Another direction: maybe his journey can be about learning to care about things. His wealth makes him invulnerable to most consequences. He doesn't care about graduating on time. He doesn't care about getting kicked off the team. Arguably, he doesn't care about training the way conventionally regarded as effective for gymnastics. It could have been interesting for us to see him realize that for once he does care about Rosa.

The best parts of this story are when Rosa and Chad are flirting with each other. When they swear each other to chastity, when they dance in class, when they horse around on the beach, these were a pleasure to read. They felt very natural. Similarly, the bit where Rosa gets her friend do the "hearts" plural line, that was fun. You did a good job with the slow burn here.

Maybe you could even have leaned into that a bit more. Let him be tempted by a cute girl. Let him struggle with his promise to remain chaste.

But now I'm talking about the story I wanted you to write. Let's get back to what you did write.

When Chad and Rosa finally have sex I found the whole scene a little off.

First of all, he said "fucking" so much it became repetitive. I got semantically satiated on "fucking."

In general, the dirty talk felt a little over the top considering that Rosa is an until-recently-devout Catholic and probably a virgin. I could have believed that she was repressed and reveling in her liberation and so on, but you didn't lay the groundwork for that. It felt out of character for her.

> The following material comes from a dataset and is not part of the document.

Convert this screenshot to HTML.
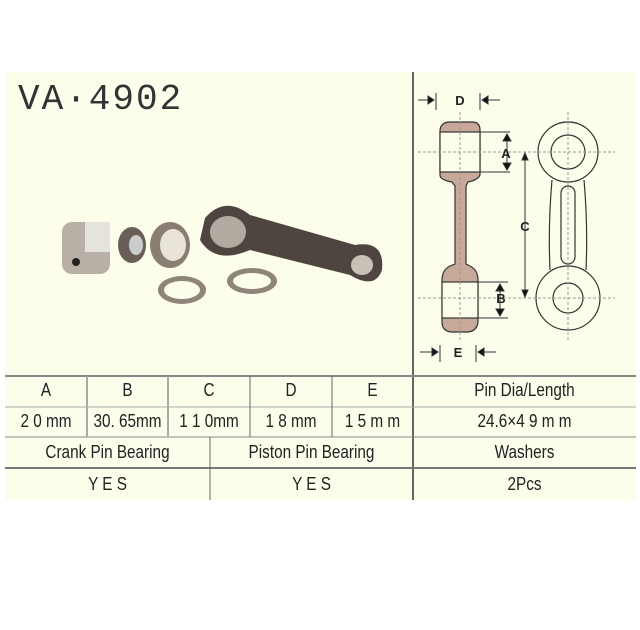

I didn't understand the "slutty" thing. She has sex with one guy, after a full year of flirtation? This is...not what I consider slutty, not for a sex story. I could believe it's what she thinks is slutty, or that it's a joke between them to call her a slut despite the disparity in their body counts, but it was hard to believe that she could unironically be his fantasy of a slutty cheerleader.

I found the pregnancy at the end baffling. It sounded like you were suggesting she might have sabotaged her birth control in order to baby trap him. Did you mean to plant that suspicion in our minds? Because that's not a nice thing to do and Rosa has until then been quite a nice girl.

The setup where the cheerleaders aren't allowed to sleep with each other is good. It adds a lot of tension and tease to the story. Ryan, though, could have been done better. He's too transparently jealous. He makes up stories to the coaches? It's hard to imagine the rest of the team putting up with that. I would have found it more plausible if the coaches had taken more of a lead on punishing Chad and Rosa's transgression.

I've said a bunch of negative things. I want to close by reminding you that this story is currently sitting at 4.76. This is as high as I've ever scored. It is not a bad story. It's quite a good story and you're right to be proud of it.
 

Thank you so much! I'll definitely use this advice in my re-write. In general, Chad obviously needs more story. I don't think I will do the political angle but I'll think of something else. I don't actually want him to grow too much; instead, in the backstory I'm adding to the new version, he's been much worse than he has become.

Several reviewers objected to the "slut" stuff so I've made that a more central and natural part of their story in the new version.

I definitely intended to suggest that Rosa "baby trapped" him - a wonderful term I should have known before and might use in the next draft! I hope the story from her POV makes sense that way. A working-class girl feeling mistreated by her family, enamored of the ease and luxury of this guy's life.... I didn't think of her as actually being as holy as Chad thinks she is. Seems like you picked up on that since you write that she's "probably" a virgin. I'm thinking she's not, but I don't want Chad to think that. I'll definitely have to think about how to make it more obvious that she might not be everything Chad imagines.

Such a great review. You've given me a lot to think about and the next version will be better thanks to you. Thank so you so much!